By Vicki Little
Ah, we work so hard trying to instill good table manners in our children. We say the same things so many times that they slip out as easily as asking someone to pass the salt.
“How was your day? Get your elbows off the table, please.” Or “That sounds great, but please wait until you are done chewing next time.” Then there’s, “Please use your napkin and not your T-shirt, speaking of which did you remember to pack your gym clothes?”
We can only hope that our words sink in when our children enjoy a meal outside of the house, or when we are not around to correct their table manners.
I hate to break it to you, but all rules are off when it comes to eating in the school lunchroom. Does this really come as a surprise? We can’t totally blame them because they have a limited amount of time to eat their favorite part of their lunch, wipe their fingers on the note you lovingly included, and carefully dump out half the carrots so you think they were eaten. Every second counts, and there simply isn’t enough time for manners. Not to mention social pressure from peers isn’t exactly there to encourage good table manners. In fact, it might be the opposite. I have been in the trenches with my kids, and now I’ll share what really happens in the lunchroom.
If you haven’t enjoyed a cafeteria lunch since your own school days, I recommend that you join your child sometime. The food isn’t as bad as you remember, and there are actually many more options than before, such as salads and sandwiches. Or you can bring your own lunch and avoid cafeteria food (and long lines) altogether.
All schools have different processes, but generally the kids line up together, and those with home lunches can sit down right away while the others have to wait in line and hope that the kids in front of them remember their student numbers on the first try. I have actually done both with my children, and believe me, those extra two to five minutes count.

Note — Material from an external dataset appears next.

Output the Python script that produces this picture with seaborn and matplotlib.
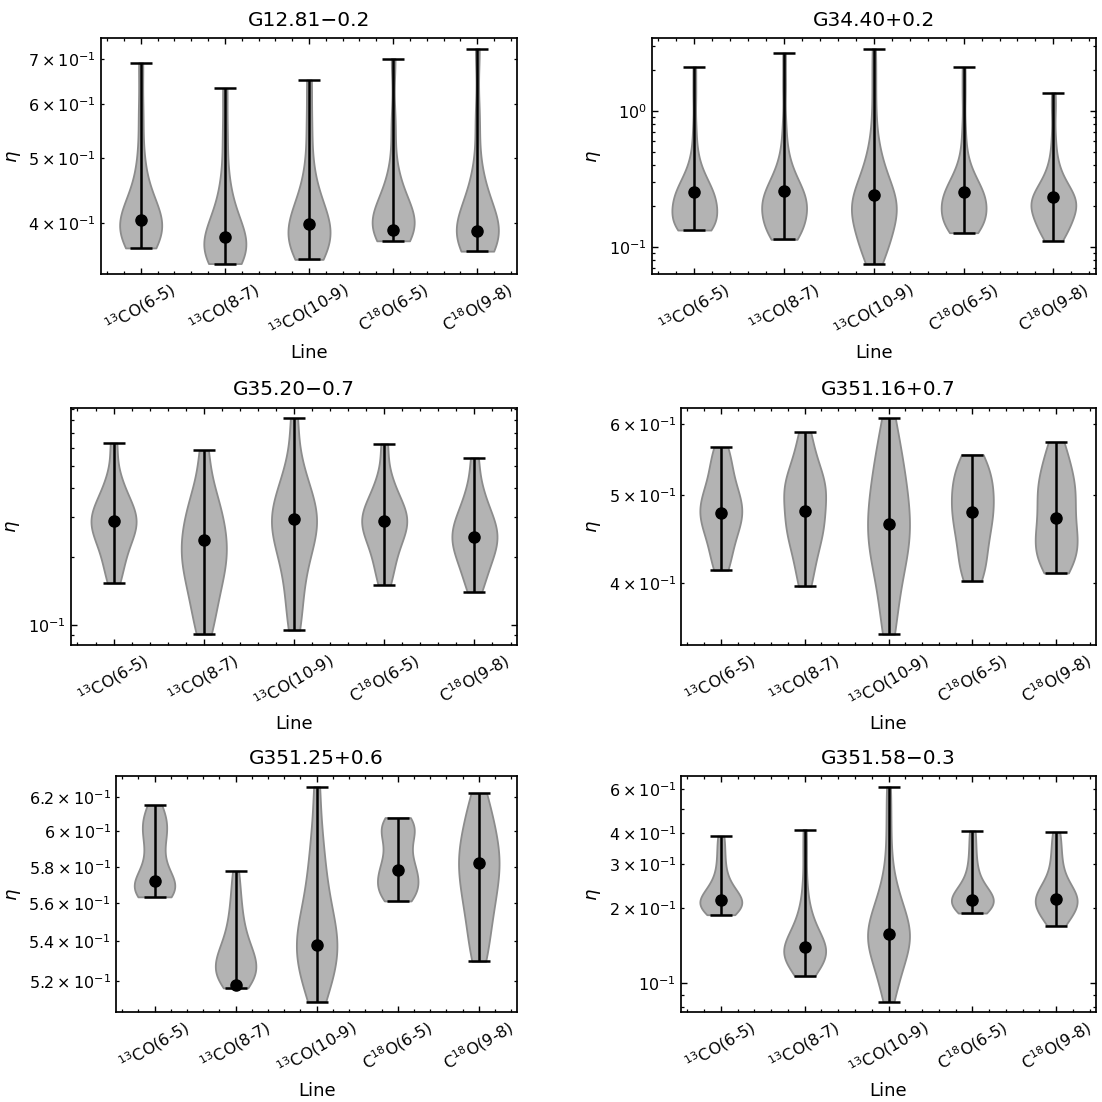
import numpy as np
import pandas as pd
import matplotlib
matplotlib.use("Agg")
import matplotlib.pyplot as plt
from matplotlib.ticker import AutoMinorLocator
import seaborn as sns

# Spectral lines (x categories)
lines = [r"$^{13}$CO(6-5)", r"$^{13}$CO(8-7)", r"$^{13}$CO(10-9)",
         r"C$^{18}$O(6-5)", r"C$^{18}$O(9-8)"]

# Source names (panel titles)
sources = ["G12.81\u22120.2", "G34.40+0.2", "G35.20\u22120.7",
           "G351.16+0.7", "G351.25+0.6", "G351.58\u22120.3"]

# eta samples per line, one list of lists per source
g12_eta = [
    [0.368, 0.372, 0.377, 0.382, 0.387, 0.392, 0.397, 0.401, 0.404, 0.409, 0.416, 0.425, 0.438, 0.458, 0.50, 0.58, 0.690],
    [0.349, 0.351, 0.355, 0.359, 0.363, 0.367, 0.371, 0.376, 0.382, 0.388, 0.395, 0.404, 0.416, 0.435, 0.47, 0.54, 0.633],
    [0.354, 0.358, 0.364, 0.370, 0.376, 0.382, 0.387, 0.393, 0.399, 0.405, 0.412, 0.421, 0.434, 0.452, 0.49, 0.56, 0.651],
    [0.377, 0.380, 0.383, 0.387, 0.391, 0.395, 0.399, 0.403, 0.407, 0.412, 0.418, 0.426, 0.437, 0.452, 0.48, 0.56, 0.700],
    [0.364, 0.367, 0.371, 0.375, 0.379, 0.383, 0.388, 0.393, 0.398, 0.404, 0.411, 0.420, 0.432, 0.450, 0.48, 0.57, 0.724],
]
g34_eta = [
    [0.133, 0.133, 0.134, 0.135, 0.136, 0.138, 0.141, 0.145, 0.15, 0.155, 0.16, 0.166, 0.172, 0.178, 0.184, 0.19, 0.196,
     0.202, 0.208, 0.214, 0.22, 0.226, 0.233, 0.24, 0.248, 0.256, 0.265, 0.275, 0.287, 0.30, 0.317, 0.34, 0.37, 0.42,
     0.52, 0.75, 1.3, 2.096],
    [0.1137, 0.115, 0.117, 0.12, 0.124, 0.129, 0.134, 0.14, 0.146, 0.152, 0.158, 0.164, 0.17, 0.176, 0.182, 0.188,
     0.194, 0.2, 0.206, 0.212, 0.218, 0.224, 0.231, 0.238, 0.246, 0.255, 0.265, 0.276, 0.29, 0.305, 0.325, 0.35,
     0.385, 0.44, 0.55, 0.8, 1.5, 2.651],
    [0.0755, 0.08, 0.086, 0.093, 0.1, 0.107, 0.114, 0.121, 0.128, 0.135, 0.142, 0.149, 0.156, 0.163, 0.17, 0.177,
     0.184, 0.191, 0.198, 0.205, 0.213, 0.221, 0.23, 0.24, 0.25, 0.262, 0.275, 0.29, 0.31, 0.335, 0.365, 0.40, 0.45,
     0.52, 0.65, 1.0, 1.7, 2.851],
    [0.1272, 0.128, 0.13, 0.133, 0.137, 0.141, 0.146, 0.151, 0.156, 0.161, 0.166, 0.172, 0.178, 0.184, 0.19, 0.196,
     0.202, 0.208, 0.214, 0.22, 0.226, 0.233, 0.24, 0.248, 0.256, 0.265, 0.275, 0.287, 0.30, 0.317, 0.34, 0.37, 0.42,
     0.52, 0.75, 1.3, 2.083],
    [0.1112, 0.115, 0.12, 0.126, 0.132, 0.138, 0.144, 0.15, 0.156, 0.162, 0.168, 0.174, 0.18, 0.185, 0.19, 0.195,
     0.2, 0.205, 0.21, 0.215, 0.22, 0.226, 0.232, 0.239, 0.246, 0.254, 0.263, 0.274, 0.287, 0.303, 0.325, 0.355,
     0.40, 0.48, 0.65, 1.0, 1.353],
]
g35_eta = [
    [0.1531, 0.175, 0.195, 0.215, 0.233, 0.248, 0.26, 0.272, 0.284, 0.296, 0.308, 0.322, 0.34, 0.365, 0.40, 0.46, 0.634],
    [0.091, 0.108, 0.125, 0.142, 0.158, 0.172, 0.186, 0.20, 0.215, 0.232, 0.25, 0.27, 0.295, 0.325, 0.36, 0.42, 0.588],
    [0.0947, 0.118, 0.145, 0.172, 0.198, 0.22, 0.24, 0.258, 0.275, 0.292, 0.31, 0.33, 0.355, 0.39, 0.44, 0.53, 0.8137],
    [0.1505, 0.172, 0.193, 0.213, 0.231, 0.247, 0.26, 0.272, 0.284, 0.296, 0.308, 0.322, 0.34, 0.365, 0.40, 0.46, 0.629],
    [0.1398, 0.158, 0.175, 0.19, 0.203, 0.215, 0.226, 0.237, 0.248, 0.26, 0.273, 0.288, 0.306, 0.33, 0.365, 0.42, 0.546],
]
g351_16_eta = [
    [0.4134, 0.425, 0.437, 0.448, 0.457, 0.464, 0.47, 0.476, 0.482, 0.488, 0.494, 0.501, 0.51, 0.521, 0.535, 0.55, 0.565],
    [0.3969, 0.415, 0.43, 0.443, 0.453, 0.46, 0.467, 0.476, 0.487, 0.497, 0.505, 0.511, 0.518, 0.527, 0.54, 0.56, 0.587],
    [0.3514, 0.375, 0.395, 0.412, 0.425, 0.436, 0.446, 0.456, 0.466, 0.477, 0.489, 0.502, 0.516, 0.532, 0.55, 0.573, 0.608],
    [0.4023, 0.412, 0.423, 0.434, 0.445, 0.455, 0.464, 0.472, 0.48, 0.488, 0.496, 0.505, 0.513, 0.522, 0.532, 0.543, 0.5546],
    [0.4106, 0.419, 0.427, 0.434, 0.441, 0.448, 0.456, 0.465, 0.475, 0.486, 0.496, 0.505, 0.514, 0.524, 0.537, 0.552, 0.5727],
]
g351_25_eta = [
    [0.5635, 0.5645, 0.5655, 0.567, 0.5685, 0.570, 0.572, 0.5745, 0.578, 0.583, 0.589, 0.595, 0.599, 0.6025, 0.606, 0.610, 0.6151],
    [0.5165, 0.518, 0.5195, 0.521, 0.5225, 0.524, 0.5255, 0.527, 0.5285, 0.530, 0.5315, 0.533, 0.535, 0.537, 0.5395,
     0.5425, 0.546, 0.550, 0.555, 0.561, 0.568, 0.5775],
    [0.5098, 0.515, 0.52, 0.524, 0.528, 0.531, 0.534, 0.537, 0.54, 0.543, 0.546, 0.55, 0.554, 0.559, 0.565, 0.572,
     0.58, 0.59, 0.603, 0.6261],
    [0.5613, 0.563, 0.5655, 0.568, 0.5705, 0.573, 0.5755, 0.578, 0.581, 0.5845, 0.589, 0.594, 0.598, 0.601, 0.6035, 0.606, 0.6079],
    [0.5298, 0.538, 0.546, 0.553, 0.559, 0.564, 0.569, 0.574, 0.578, 0.582, 0.586, 0.59, 0.595, 0.60, 0.606, 0.613, 0.6222],
]
g351_58_eta = [
    [0.1883, 0.192, 0.196, 0.2, 0.204, 0.208, 0.212, 0.216, 0.22, 0.225, 0.231, 0.24, 0.252, 0.27, 0.3, 0.34, 0.3887],
    [0.107, 0.11, 0.113, 0.116, 0.119, 0.122, 0.124, 0.126, 0.128, 0.13, 0.132, 0.134, 0.136, 0.138, 0.14, 0.142,
     0.145, 0.148, 0.151, 0.155, 0.159, 0.164, 0.17, 0.177, 0.186, 0.2, 0.22, 0.26, 0.33, 0.4132],
    [0.0845, 0.092, 0.1, 0.107, 0.113, 0.119, 0.124, 0.129, 0.134, 0.138, 0.142, 0.146, 0.15, 0.154, 0.158, 0.162,
     0.166, 0.171, 0.176, 0.182, 0.189, 0.197, 0.206, 0.217, 0.23, 0.25, 0.28, 0.35, 0.46, 0.6132],
    [0.1912, 0.195, 0.199, 0.203, 0.207, 0.211, 0.215, 0.219, 0.223, 0.228, 0.234, 0.243, 0.255, 0.275, 0.305, 0.35, 0.4082],
    [0.1703, 0.18, 0.188, 0.195, 0.201, 0.207, 0.212, 0.217, 0.222, 0.228, 0.235, 0.245, 0.258, 0.278, 0.31, 0.35, 0.4033],
]

# Median eta per line for each source
g12_median = [0.404, 0.382, 0.399, 0.391, 0.390]
g34_median = [0.251, 0.256, 0.240, 0.251, 0.231]
g35_median = [0.287, 0.238, 0.293, 0.287, 0.245]
g351_16_median = [0.478, 0.481, 0.465, 0.480, 0.472]
g351_25_median = [0.572, 0.518, 0.538, 0.578, 0.582]
g351_58_median = [0.215, 0.140, 0.158, 0.216, 0.217]

samples = [g12_eta, g34_eta, g35_eta, g351_16_eta, g351_25_eta, g351_58_eta]
medians = [g12_median, g34_median, g35_median, g351_16_median, g351_25_median, g351_58_median]

sns.set_theme(style="ticks")
plt.rcParams["font.family"] = ["DejaVu Sans"]
plt.rcParams["mathtext.fontset"] = "dejavusans"
for key in ["text.color", "axes.labelcolor", "xtick.color", "ytick.color", "axes.edgecolor"]:
    plt.rcParams[key] = "black"
plt.rcParams["axes.linewidth"] = 1.25

W = H = 1102
fig = plt.figure(figsize=(W / 100, H / 100), dpi=100)

# axes boxes in pixels: left, top, right, bottom
boxes = [
    (100.7, 38.0, 517.3, 274.3),
    (651.7, 38.0, 1096.0, 274.3),
    (70.7, 407.7, 517.3, 645.0),
    (681.0, 407.7, 1096.0, 645.0),
    (116.0, 776.0, 517.3, 1012.3),
    (681.0, 776.0, 1096.0, 1012.3),
]

for src, samp, med, (l, t, r, b) in zip(sources, samples, medians, boxes):
    ax = fig.add_axes([l / W, 1 - b / H, (r - l) / W, (b - t) / H])
    df = pd.DataFrame({
        "Line": [ln for ln, s in zip(lines, samp) for _ in s],
        "eta": [v for s in samp for v in s],
    })
    sns.violinplot(data=df, x="Line", y="eta", order=lines, ax=ax,
                   color="#b3b3b3", saturation=1, linecolor="#8c8c8c",
                   linewidth=1.3, width=0.5, cut=0, inner=None,
                   density_norm="width", log_scale=True, bw_adjust=0.8)
    lo = np.array([min(s) for s in samp])
    hi = np.array([max(s) for s in samp])
    m = np.array(med)
    ax.errorbar(np.arange(len(lines)), m, yerr=[m - lo, hi - m], fmt="o",
                color="black", ms=8, elinewidth=1.8, capsize=8, capthick=1.8,
                zorder=5)
    ax.set_title(src, fontsize=14.5, pad=9)
    ax.set_xlabel("Line", fontsize=13, labelpad=2)
    ax.set_ylabel(r"$\eta$", fontsize=13)
    ax.xaxis.set_minor_locator(AutoMinorLocator())
    ax.tick_params(which="both", direction="in", top=True, right=True,
                   labelsize=11.5)
    ax.tick_params(which="major", length=4, width=1)
    ax.tick_params(which="minor", length=2.2, width=0.9)
    ax.tick_params(axis="x", which="major", labelrotation=30)
    for lab in ax.get_xticklabels():
        lab.set_ha("center")

fig.savefig("out.png", dpi=100)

With their extra time, the kids at the home lunch table excitedly push one another aside in their efforts to sit next to friends, or at the very least, next to the kid whose mom packs extra cookies. The kids who have a Thermos of soup or an item that needs to be cut open raise one hand while they evaluate their lunch. An apple takes WAY too long to eat, so that gets set aside. The sandwich is OK and quick, but those chips taste better, so of course, they get eaten first. As the TA helps open Thermoses, cheeses and juice pouches, the children quickly shove food into their mouths while they chat about their days. Again, there’s no time for manners because if anyone wants to get a word in edgewise, they need to talk when they can whether food is in their mouth or not. In case you are wondering, the kids from the hot-lunch line are finally sitting down and ignoring the portions of fruits and veggies on their trays. Instead, they are shoving fries in their mouths by the fistful as they attempt to talk to friends as well.
And then the five-minute warning comes. For the home-lunch kids, this comes after they have been eating for about 10 minutes, but for the school-lunch kids, many have only been eating for about five minutes. Long enough to finish the ice cream they spent the extra $2 on, not long enough to put anything of real substance into their bellies. This is when the real chaos begins. If you have seen Hook with Robin Williams you have a good idea of what this time looks like. All the kids use two hands: one to shove food chaotically into their mouths, and the other to throw their trash into their lunch boxes or to try to score three points with the trashcan.
Amid the chaos, there are a few things I took note of. First, I noticed that if you are told your child gets 15 minutes for lunch, they really only have 10 minutes to eat — if they are the first kid in the lunchroom and they have a homemade lunch. If they are the last kid through the lunch line, they will get approximately 5 to 7 minutes.
I also noticed that this “meal” is the complete opposite of what we want for our children. They don’t get to interact with one another much since they are constantly being reminded that they need to eat quickly (with no blame on the school, it is important that the kids get fuel for those little bodies). Each time I visited for lunch, I didn’t have enough time to eat everything — both for a school-bought AND a homemade lunch. It certainly didn’t feel like a relaxing “down” time. It was almost like another class where you pass the test if you rush to finish your lunch before time runs out, and the MVP is the kid whose belly has so much air their burp lasts the longest.
So if your kid comes home with a lunchbox full of trash and only half of their sandwich eaten, give them a break. They are merely learning skills in survival of the fittest. As for me, next time I am packing a lunch with a protein-packed granola bar, a fruit salad for a sugar kick, and a bottle of carbonated water so that I can give the reigning burp champion a run for his money.
Vicki Little is a work-at-home mom with two young kids. A Colorado native, she is the Publisher and Editor of Macaroni Kid Aurora and Downtown Denver. In her free time, she enjoys volunteering, reading, camping, or enjoying a bottle of wine with friends.